Dan Merillat (Dan@merillat.org)
Sun, 27 Oct 1996 08:31:43 -0500 (EST)


On Wed, 23 Oct 1996, Alan Cox wrote:

> Date: Wed, 23 Oct 1996 22:25:10 +0100 (BST)
> From: Alan Cox <alan@lxorguk.ukuu.org.uk>
> To: cowzilla@gwbbs.northeast.net
> Cc: zac@tombstone.hp.net, linux-kernel@vger.rutgers.edu
> Subject: Re: ICMPs & syn flood fix to prevent spoofing (previously "nuke?")
>
> I've not seen such changes, but I'd be happy to add contributed code that
> smart checks the body of ICMP errors to see if they look real. It will stop
> the most clueless. At the end of the day only the beating of sense into big
> providers to filter fake source addresses coming FROM their networks will
> solve these problems for good. Unfortunately it doesn't make them thousands
> of dollars so they don't seem to give a shit.
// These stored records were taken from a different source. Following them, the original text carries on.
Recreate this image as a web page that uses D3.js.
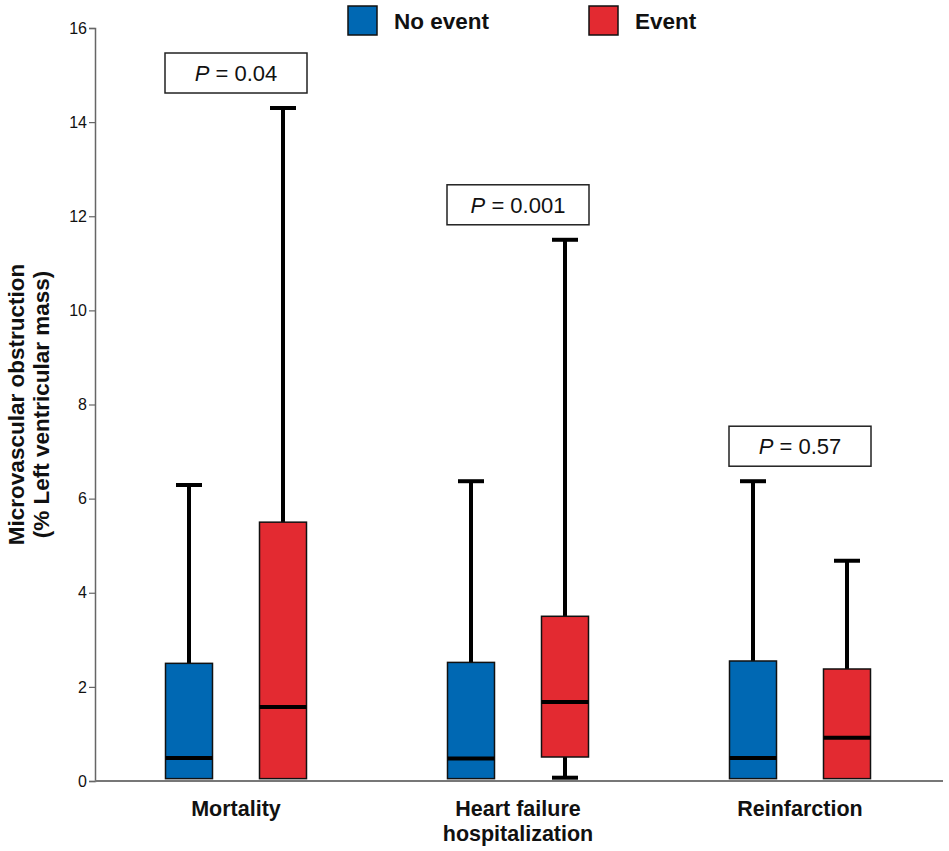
<!DOCTYPE html>
<html>
<head>
<meta charset="utf-8">
<script src="https://cdn.jsdelivr.net/npm/d3@7"></script>
<style>
  body { margin: 0; background: #fff; }
  text { font-family: "Liberation Sans", Arial, sans-serif; }
</style>
</head>
<body>
<div id="chart"></div>
<script>
(function(d3) {
  'use strict';

  var categories = ['Mortality', 'Heart failure|hospitalization', 'Reinfarction'];
  var groups = ['No event', 'Event'];
  var colors = ['#0068b3', '#e32a31'];

  // [low whisker, q1, median, q3, high whisker] per category
  var noEventStats = [
    [0.05, 0.05, 0.49, 2.50, 6.29],
    [0.05, 0.05, 0.48, 2.52, 6.37],
    [0.05, 0.05, 0.49, 2.55, 6.37]
  ];
  var eventStats = [
    [0.05, 0.05, 1.57, 5.50, 14.3],
    [0.07, 0.51, 1.68, 3.50, 11.5],
    [0.05, 0.05, 0.92, 2.38, 4.68]
  ];
  var pValues = ['0.04', '0.001', '0.57'];
  var yTicks = [0, 2, 4, 6, 8, 10, 12, 14, 16];

  var width = 949, height = 851;
  var left = 95, right = 943, top = 28, bottom = 781;

  var svg = d3.select('#chart').append('svg')
    .attr('width', width)
    .attr('height', height);

  var y = d3.scaleLinear().domain([0, 16]).range([bottom, top]);
  var x = d3.scaleBand().domain(categories).range([left, left + 3 * 282]);

  var boxW = 47;
  var capW = 26;

  // y axis
  var yAxis = svg.append('g')
    .attr('transform', 'translate(' + left + ',0)')
    .call(d3.axisLeft(y).tickValues(yTicks).tickSize(6).tickPadding(2));
  yAxis.select('.domain').attr('stroke', '#666').attr('stroke-width', 1.5);
  yAxis.selectAll('.tick line').attr('stroke', '#666').attr('stroke-width', 1.2);
  yAxis.selectAll('.tick text').attr('fill', '#111').style('font-size', '16px');

  // x axis line
  svg.append('line')
    .attr('x1', left).attr('x2', right)
    .attr('y1', y(0)).attr('y2', y(0))
    .attr('stroke', '#777').attr('stroke-width', 2);

  // y title
  var yt = svg.append('text')
    .attr('transform', 'translate(24,' + ((top + bottom) / 2) + ') rotate(-90)')
    .attr('text-anchor', 'middle')
    .style('font-size', '22.5px')
    .style('font-weight', 'bold')
    .attr('fill', '#111');
  yt.append('tspan').attr('x', 0).attr('dy', 0).text('Microvascular obstruction');
  yt.append('tspan').attr('x', 0).attr('dy', 25).text('(% Left ventricular mass)');

  // x labels
  categories.forEach(function(c) {
    var lines = c.split('|');
    var t = svg.append('text')
      .attr('text-anchor', 'middle')
      .attr('x', x(c) + x.bandwidth() / 2)
      .attr('y', 816)
      .style('font-size', '21.5px')
      .style('font-weight', 'bold')
      .attr('fill', '#111');
    lines.forEach(function(l, i) {
      t.append('tspan').attr('x', x(c) + x.bandwidth() / 2).attr('dy', i ? 25 : 0).text(l);
    });
  });

  var boxes = [];
  categories.forEach(function(c, i) {
    boxes.push({ cat: c, grp: groups[0], s: noEventStats[i], color: colors[0] });
    boxes.push({ cat: c, grp: groups[1], s: eventStats[i], color: colors[1] });
  });

  function cx(d) {
    return x(d.cat) + x.bandwidth() / 2 + (d.grp === groups[0] ? -47 : 47);
  }

  var g = svg.selectAll('.box').data(boxes).enter().append('g').attr('class', 'box');

  // whiskers
  g.append('line')
    .attr('x1', cx).attr('x2', cx)
    .attr('y1', function(d) { return y(d.s[4]); })
    .attr('y2', function(d) { return y(d.s[3]); })
    .attr('stroke', '#000').attr('stroke-width', 4);
  g.append('line')
    .attr('x1', function(d) { return cx(d) - capW / 2; })
    .attr('x2', function(d) { return cx(d) + capW / 2; })
    .attr('y1', function(d) { return y(d.s[4]); })
    .attr('y2', function(d) { return y(d.s[4]); })
    .attr('stroke', '#000').attr('stroke-width', 4);
  g.filter(function(d) { return d.s[1] - d.s[0] > 0.1; }).each(function(d) {
    var sel = d3.select(this);
    sel.append('line')
      .attr('x1', cx(d)).attr('x2', cx(d))
      .attr('y1', y(d.s[1])).attr('y2', y(d.s[0]))
      .attr('stroke', '#000').attr('stroke-width', 4);
    sel.append('line')
      .attr('x1', cx(d) - capW / 2).attr('x2', cx(d) + capW / 2)
      .attr('y1', y(d.s[0])).attr('y2', y(d.s[0]))
      .attr('stroke', '#000').attr('stroke-width', 4);
  });

  // box
  g.append('rect')
    .attr('x', function(d) { return cx(d) - boxW / 2; })
    .attr('width', boxW)
    .attr('y', function(d) { return y(d.s[3]); })
    .attr('height', function(d) { return y(d.s[1]) - y(d.s[3]); })
    .attr('fill', function(d) { return d.color; })
    .attr('stroke', '#111').attr('stroke-width', 1.5);

  // median
  g.append('line')
    .attr('x1', function(d) { return cx(d) - boxW / 2; })
    .attr('x2', function(d) { return cx(d) + boxW / 2; })
    .attr('y1', function(d) { return y(d.s[2]); })
    .attr('y2', function(d) { return y(d.s[2]); })
    .attr('stroke', '#000').attr('stroke-width', 4);

  // p-value boxes
  categories.forEach(function(c, i) {
    var mid = x(c) + x.bandwidth() / 2;
    var maxTop = Math.max(noEventStats[i][4], eventStats[i][4]);
    var bBot = y(maxTop) - 15;
    var bx = mid - 47 - boxW / 2 - 0.5;
    var bw = 94 + boxW + 1;
    svg.append('rect')
      .attr('x', bx).attr('y', bBot - 40)
      .attr('width', bw).attr('height', 40)
      .attr('fill', '#fff').attr('stroke', '#222').attr('stroke-width', 1.5);
    var t = svg.append('text')
      .attr('x', mid).attr('y', bBot - 12)
      .attr('text-anchor', 'middle')
      .style('font-size', '22px')
      .attr('fill', '#111');
    t.append('tspan').style('font-style', 'italic').text('P');
    t.append('tspan').text(' = ' + pValues[i]);
  });

  // legend
  var legendX = [348, 589];
  var legend = svg.selectAll('.legend').data(groups).enter().append('g')
    .attr('class', 'legend')
    .attr('transform', function(d, i) { return 'translate(' + legendX[i] + ',6)'; });
  legend.append('rect')
    .attr('width', 29).attr('height', 29)
    .attr('fill', function(d, i) { return colors[i]; })
    .attr('stroke', '#111').attr('stroke-width', 1.5);
  legend.append('text')
    .attr('x', 46).attr('y', 23)
    .style('font-size', '22.5px')
    .style('font-weight', 'bold')
    .attr('fill', '#111')
    .text(function(d) { return d; });

})(window.d3);
</script>
</body>
</html>
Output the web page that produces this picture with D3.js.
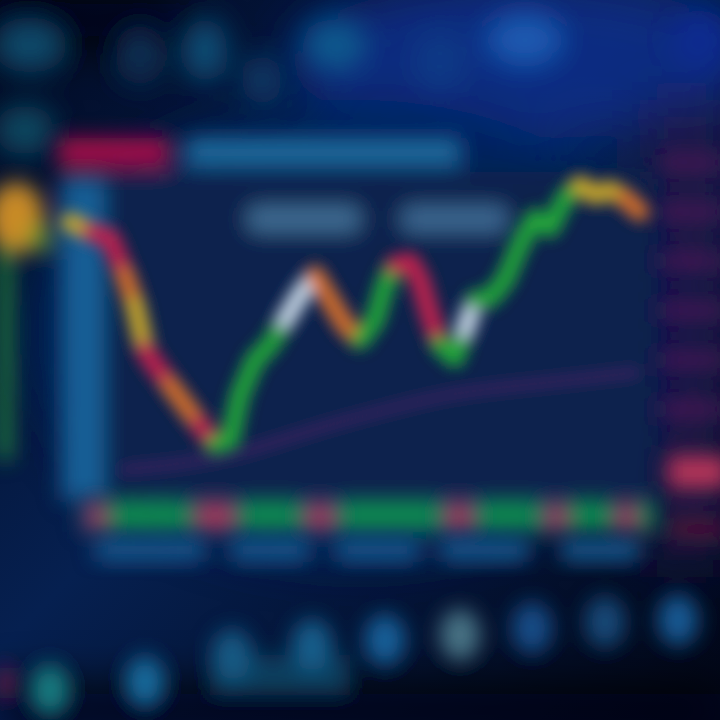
<!DOCTYPE html>
<html><head><meta charset="utf-8">
<script src="https://cdn.jsdelivr.net/npm/d3@7"></script>
<style>html,body{margin:0;padding:0;background:#04163f;}svg{display:block;}</style>
</head><body>
<script>
// ---- data ----
const sessionTime = [0,4,8,11,13,15,17,20,23,26,29,32,34,37,40,43,46,49,52,55,58,61,63,65,68,70,72,74,77,79,81,84,87,90,93,96,99,102,105,108,111,114];
const closePrice  = [185.5,182.1,180.0,167.2,156.9,141.4,136.2,129.3,122.4,115.5,108.6,110.3,125.9,137.9,143.1,151.7,160.3,167.2,158.6,150.0,144.8,151.7,163.8,170.7,171.7,165.5,153.4,143.1,138.6,148.3,158.6,159.3,165.5,177.6,186.9,183.4,193.8,198.3,194.8,196.6,193.8,189.0];
const moveKind    = ["hold","hold","down","down","warn","hold","down","down","warn","warn","down","up","up","up","up","up","peak","peak","warn","warn","warn","up","up","up","down","down","down","down","up","up","peak","up","up","up","up","up","up","up","hold","hold","hold","warn"];
const maTime  = [10,32,52,76,100,114];
const maValue = [100,105.2,115.5,125.9,131,133.8];
const volStart = [4,8,25.6,34,47.6,54,75.6,81.6,95.6,100,109.6,114];
const volEnd   = [7,24,32.4,46,52.4,74,80,94,99,108,113,117];
const volKind  = ["down","up","down","up","down","up","down","up","down","up","down","up"];
const volValue = [26,30,28,30,26,30,28,30,26,30,26,28];
const priceTicks = [206,189,172,155,138,121];
const tagPrice = 99;

const kindColor = {up:"#22a83a", down:"#c4214e", warn:"#d8702a", hold:"#cba82c", peak:"#c8d8e6"};

const W = 720, H = 720;
const svg = d3.select("body").append("svg").attr("width", W).attr("height", H);
const defs = svg.append("defs");

function blur(id, s){ defs.append("filter").attr("id", id).attr("x","-50%").attr("y","-50%").attr("width","200%").attr("height","200%")
  .append("feGaussianBlur").attr("stdDeviation", s); }
blur("b3",3); blur("b7",7); blur("b10",10); blur("b14",14); blur("b25",25);

const root = svg.append("g").attr("filter","url(#b3)");

// background gradients
const bg = defs.append("linearGradient").attr("id","bg").attr("x1","0").attr("y1","0").attr("x2","1").attr("y2","1");
bg.append("stop").attr("offset","0").attr("stop-color","#020a22");
bg.append("stop").attr("offset","0.45").attr("stop-color","#062050");
bg.append("stop").attr("offset","1").attr("stop-color","#020616");
svg.insert("rect","g").attr("width",W).attr("height",H).attr("fill","url(#bg)");

const glow = root.append("g").attr("filter","url(#b25)");
glow.append("ellipse").attr("cx",520).attr("cy",60).attr("rx",230).attr("ry",80).attr("fill","#0b2e8a").attr("opacity",0.85);
glow.append("ellipse").attr("cx",360).attr("cy",330).attr("rx",330).attr("ry",230).attr("fill","#06245a").attr("opacity",0.9);
glow.append("rect").attr("x",0).attr("y",0).attr("width",180).attr("height",40).attr("fill","#01040c");
glow.append("rect").attr("x",0).attr("y",690).attr("width",720).attr("height",40).attr("fill","#010410");
glow.append("rect").attr("x",640).attr("y",100).attr("width",90).attr("height",460).attr("fill","#1c1448").attr("opacity",0.85);

// top blurred blobs
const topBlobs = root.append("g").attr("filter","url(#b14)");
[[30,45,38,28,"#0a4a6a"],[25,130,30,25,"#0a4a62"],[140,55,25,30,"#0a2f52"],[205,50,22,32,"#0c5078"],[262,80,20,25,"#0a3a66"],
 [335,45,32,26,"#0d5a8e"],[440,60,28,30,"#0c3a86"],[525,40,40,28,"#1a5ab0"],[700,40,30,30,"#0a2a90"]]
 .forEach(d=>topBlobs.append("ellipse").attr("cx",d[0]).attr("cy",d[1]).attr("rx",d[2]).attr("ry",d[3]).attr("fill",d[4]));

// panel
const panel = root.append("g").attr("filter","url(#b10)");
panel.append("rect").attr("x",60).attr("y",172).attr("width",595).attr("height",330).attr("fill","#07214e");
panel.append("rect").attr("x",62).attr("y",180).attr("width",42).attr("height",320).attr("fill","#145e96");
panel.append("rect").attr("x",58).attr("y",138).attr("width",112).attr("height",28).attr("rx",6).attr("fill","#a5104a");
panel.append("rect").attr("x",186).attr("y",138).attr("width",275).attr("height",28).attr("rx",6).attr("fill","#1b6a9c");
panel.append("rect").attr("x",248).attr("y",206).attr("width",112).attr("height",26).attr("rx",8).attr("fill","#3d6a92");
panel.append("rect").attr("x",402).attr("y",206).attr("width",105).attr("height",26).attr("rx",8).attr("fill","#3a6690");
panel.append("ellipse").attr("cx",16).attr("cy",218).attr("rx",28).attr("ry",36).attr("fill","#c88a26");
panel.append("ellipse").attr("cx",40).attr("cy",238).attr("rx",12).attr("ry",16).attr("fill","#6aa830").attr("opacity",0.7);
panel.append("rect").attr("x",0).attr("y",245).attr("width",10).attr("height",215).attr("fill","#2aa83a");
panel.append("rect").attr("x",0).attr("y",668).attr("width",12).attr("height",30).attr("fill","#8a1a50");

// scales
const x = d3.scaleLinear().domain([0,115]).range([70,645]);
const y = d3.scaleLinear().domain([100,200]).range([470,180]);

// price tags on right
const tags = root.append("g").attr("filter","url(#b10)");
tags.selectAll("rect.t").data(priceTicks).join("rect").attr("class","t")
  .attr("x",660).attr("y",d=>y(d)-9).attr("width",64).attr("height",18).attr("fill","#4a1a55").attr("opacity",0.85);
tags.append("rect").attr("x",668).attr("y",y(tagPrice)-17).attr("width",60).attr("height",32).attr("fill","#b8345a");
tags.append("rect").attr("x",670).attr("y",y(tagPrice)+45).attr("width",55).attr("height",22).attr("fill","#4a1438");

// moving average
const line = d3.line().x(d=>x(d[0])).y(d=>y(d[1])).curve(d3.curveMonotoneX);
root.append("path").attr("d", line(d3.zip(maTime, maValue))).attr("fill","none")
  .attr("stroke","#6a2a78").attr("stroke-width",7).attr("opacity",0.7).attr("filter","url(#b7)");

// price path segments
const lines = root.append("g").attr("filter","url(#b7)");
const pts = d3.zip(sessionTime, closePrice);
for (let i = 1; i < pts.length; i++) {
  lines.append("line").attr("x1",x(pts[i-1][0])).attr("y1",y(pts[i-1][1])).attr("x2",x(pts[i][0])).attr("y2",y(pts[i][1]))
    .attr("stroke",kindColor[moveKind[i]]).attr("stroke-width",18).attr("stroke-linecap","round");
}

// volume strip
const vy = d3.scaleLinear().domain([0,30]).range([0,30]);
const vol = root.append("g").attr("filter","url(#b10)");
vol.append("rect").attr("x",x(0)+10).attr("y",498).attr("width",x(117)-x(0)-10).attr("height",34).attr("fill","#0d4a6a");
vol.selectAll("rect.v").data(d3.range(volStart.length)).join("rect").attr("class","v")
  .attr("x",i=>x(volStart[i])).attr("width",i=>x(volEnd[i])-x(volStart[i]))
  .attr("y",i=>530-vy(volValue[i])).attr("height",i=>vy(volValue[i]))
  .attr("fill",i=>volKind[i]==="up" ? "#0e8a50" : "#a03858");

// labels below volume
const lab = root.append("g").attr("filter","url(#b10)");
[[95,110],[230,80],[335,85],[440,90],[560,80]].forEach(d=>
  lab.append("rect").attr("x",d[0]).attr("y",538).attr("width",d[1]).attr("height",24).attr("rx",8).attr("fill","#14558a"));

// bottom circles
const bot = root.append("g").attr("filter","url(#b10)");
bot.append("rect").attr("x",210).attr("y",655).attr("width",140).attr("height",40).attr("fill","#0f4a6a").attr("opacity",0.8);
[[50,690,"#127a80"],[145,682,"#166a9c"],[232,655,"#165a84"],[312,645,"#165f8c"],[385,640,"#17609a"],[460,635,"#4a7486"],[532,628,"#174e88"],[605,622,"#174878"],[678,620,"#175a94"]]
 .forEach(d=>bot.append("ellipse").attr("cx",d[0]).attr("cy",d[1]).attr("rx",20).attr("ry",26).attr("fill",d[2]));
</script>
</body></html>
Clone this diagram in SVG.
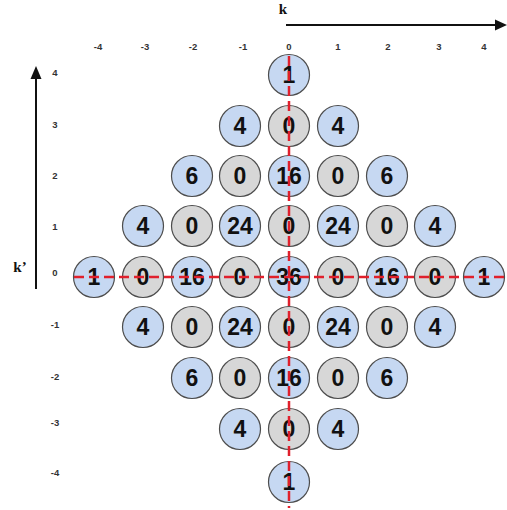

Well... dunno about that. MCI was screaming their lungs out about the
SYN-flood crap... apparently it was hurting them bigtime. So perhaps they
will lean on the others. (dream on, I know...) ;-(

> > One final thing: I would also think it would greatly help linux's image
> > if the syn flood protection patch became a standard feature of the kernel
> > (the strong one that uses encryption to generate munged sequence numbers
> > instead of dropping random connections from the queue). This would make
>
> The encryption based one doesnt currently work right. It breaks big windows,
> TTCP some stacks etc. I've been intentionally avoiding it.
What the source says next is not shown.